Merge sort, quick sort with multiple passes, and bitmap sort (with multiple passes)
- What if the number in Q1 might occur at most ten times or each non-repeated number is associated with one of three prefix: 800, 877 and 880?
- Transpose one 4000X4000 matrix
Apply (row, col) for each element and stable sort (insertion sort) by row then by col.

Friday, September 7, 2007

Bit Operation

* Bit Operations
~, &, |, ^, << and >>.

* Examples
- Check whether the system is big endian or little endian
Why does this solution not work?
int i = 1;
char c = (char)i; /* c == 1 no matter what endianness */
return c;
- Get/clear the lowest bit of 1 (or 0 by using ~x as input)
x & -x; and x & (x-1);
- Get the index of lowest/highest bit of 1
k = 0;
if ((x & 0x1) != 0) return k;
do { ++k;} while (((x >>= 1) & 0x1) == 0) and
while (x >>= 1) ++k;
- Calculate the number of '1' in the one integer
while (x != 0)
{ x = x & (x-1); ++count; }
- Check whether the integer is the power of 2
The number of '1' in the integer is one.
- Get the next power of 2
unsigned int n = 1U << highestOne(x);
if (n == x) return n;
return n << 1;
- Reverse the bits order in one integer
x = ((x & m) << n) | ((x & ~m) >> n); /* m is masking code and n is swapping number */
- Reverse two bits in one word: swap2(x, k1, k2)
- Arithmetic Rotation
x = (x << r) | (x >> (BITNUM - r));
- Circular Block Shifting
x = (1 << n) - 1;
x = x << p | (x >> (BITNUM - p));
- Max(0, x) and Min(0, x)
return x & ~(x >> (BITNUM - 1)); and
return x & (x >> (BITNUM - 1))
- Overflow for signed num
addition: ~(a^b)&(a^s)&0x80000000
subtraction: (a^b)&(a^s)&0x80000000

Thursday, September 6, 2007

String And Array

* Examples
- To get the first letter which is not repeated in the string
Build the key index between character and its occurrence with array or hashtable.
- Remove the specified characters in the string
Build the key index between character and its status (stay or removed).
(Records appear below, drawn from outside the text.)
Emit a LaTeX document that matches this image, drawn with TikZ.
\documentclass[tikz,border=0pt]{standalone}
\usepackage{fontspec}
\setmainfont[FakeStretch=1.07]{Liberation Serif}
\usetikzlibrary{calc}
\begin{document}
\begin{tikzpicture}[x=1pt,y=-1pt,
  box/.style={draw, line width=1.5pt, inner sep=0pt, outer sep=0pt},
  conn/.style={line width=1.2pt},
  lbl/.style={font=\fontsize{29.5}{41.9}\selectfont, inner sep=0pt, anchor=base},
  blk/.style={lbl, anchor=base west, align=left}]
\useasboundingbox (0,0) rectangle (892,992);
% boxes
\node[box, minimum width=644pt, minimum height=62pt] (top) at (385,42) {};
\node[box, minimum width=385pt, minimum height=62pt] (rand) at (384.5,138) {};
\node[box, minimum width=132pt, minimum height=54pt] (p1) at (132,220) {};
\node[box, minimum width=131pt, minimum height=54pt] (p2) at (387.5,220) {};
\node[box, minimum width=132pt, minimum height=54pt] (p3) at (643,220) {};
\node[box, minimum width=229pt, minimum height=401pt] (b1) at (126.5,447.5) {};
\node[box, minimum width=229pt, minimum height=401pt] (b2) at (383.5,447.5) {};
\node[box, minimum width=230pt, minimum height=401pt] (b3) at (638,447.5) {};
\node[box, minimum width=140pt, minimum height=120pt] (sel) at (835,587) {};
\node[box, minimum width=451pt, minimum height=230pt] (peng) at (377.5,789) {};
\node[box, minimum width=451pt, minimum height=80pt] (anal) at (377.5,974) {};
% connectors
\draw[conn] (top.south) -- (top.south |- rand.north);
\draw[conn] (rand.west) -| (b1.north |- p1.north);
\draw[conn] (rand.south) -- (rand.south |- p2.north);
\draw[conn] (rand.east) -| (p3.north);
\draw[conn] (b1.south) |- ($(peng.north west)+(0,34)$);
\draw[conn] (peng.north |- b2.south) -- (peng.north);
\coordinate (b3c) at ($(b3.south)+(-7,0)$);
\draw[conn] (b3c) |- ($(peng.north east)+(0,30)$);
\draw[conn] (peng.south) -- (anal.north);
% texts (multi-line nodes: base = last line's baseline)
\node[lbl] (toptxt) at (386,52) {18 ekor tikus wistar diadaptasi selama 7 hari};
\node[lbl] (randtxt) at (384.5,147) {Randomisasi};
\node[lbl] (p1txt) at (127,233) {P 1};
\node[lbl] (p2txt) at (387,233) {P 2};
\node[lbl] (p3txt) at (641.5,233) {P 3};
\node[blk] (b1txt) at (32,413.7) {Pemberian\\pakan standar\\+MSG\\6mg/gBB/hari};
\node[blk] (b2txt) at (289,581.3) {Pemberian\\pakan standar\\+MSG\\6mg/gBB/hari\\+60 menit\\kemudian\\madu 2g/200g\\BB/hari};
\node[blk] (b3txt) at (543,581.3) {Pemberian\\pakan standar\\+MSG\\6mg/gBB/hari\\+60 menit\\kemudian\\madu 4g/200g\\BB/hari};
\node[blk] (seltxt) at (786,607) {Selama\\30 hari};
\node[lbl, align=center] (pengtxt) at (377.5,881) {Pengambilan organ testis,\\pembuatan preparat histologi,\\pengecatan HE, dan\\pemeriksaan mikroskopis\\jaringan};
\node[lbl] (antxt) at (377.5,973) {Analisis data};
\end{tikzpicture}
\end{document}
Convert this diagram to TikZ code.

In place deleting operation with two pointers.
- Reverse the order of a sequence of words separated with space OR circularly shift the string
In place reverse with single word reverse after getting the start and end of words.
- Conversion between signed integer and string
1) To convert between char 0~9 and its integer with the aid of '0'
2) Accumulate in the conversion of atoi from left to right
3) Separate digits in the conversion of itoa from right to left and so reverse order output
- Merge two sorted arrays with the length of M and N (M>>N)
Binary search in M

Tree

* Binary Search Tree
- Search in BALANCED BST: O(logN)
- Insert and delete in BALANCED BST: O(logN)
- Obtain the parent node for a given node: O(logN)
- How to get maximal and minimal value in BST
- Output all the nodes SORTED in BST: O(N)
- Recursive algorithm associated

* Heap: Complete Binary Tree
- Implemented efficiently by an array due to its order and shape properties
- Insert, delete_min/max and delete: O(logN)
- Increase and decrease key: O(logN)
- Build heap: O(NlogN)
- Search in heap: O(N)

* Traversal
Preorder, DFS, postorder, in-order, and BFS

* Set
A set contains a sorted set of unique objects, which is usually implemented by BST.

* Examples
- Preorder traversal of BST without recursion
Stack is used to store the intermediate variables.
- Find the lowest ancestor of two nodes in one BST
The one with value between these two nodes would be the answer.
- Find the first K largest numbers or to find a subset of K numbers which sums up to at most T
Partial sort with one heap of K units.
- Find the K largest/smallest number in a heap of N elements with O(KlogK)/O(1). K is much less than N
- Construct a Huffman code and compute the sum of a large set of floating point number

List

* Single Linked List
- One Head Pointer Must Be Associated
To change the head pointer in one sub-routine, the pointer itself instead of its copy must be changed. Therefore the pointer to head pointer must be passed in ANY sub-routines which changes the head/tail pointers.
- Lists End With NULL
This must be checked when the traverse happens.
- Insert And Delete
When deleting one element in the list, the element before this one must be obtained.
When inserting one element, it depends on whether it is inserted before or after a specific element.
- Free Every Element in The List
- Special Cases Processing: Head and Tail; Length of List == 0, 1, 2, ...

* Examples
- Implement stack data structure
We could implement stack with variable array or single linked list. Due to the heavy overhead of maintaining the memory of elements, variable array might be suitable for small data set.
- Insert and delete function in list with head and tail pointers
How to process special cases?
- Get the mth element in reverse order in one list
1) n = N - m; Two traverses to get N and n; O(N)
2) Two pointers with the distance of m
- How to check if the list contains loop?
Fast and slow pointers
- How to delete one element if only the pointer to this element is given, i.e. without traversing?
Copy the content of next element to this one and delete next element.
- How to reverse one list with/without recursion?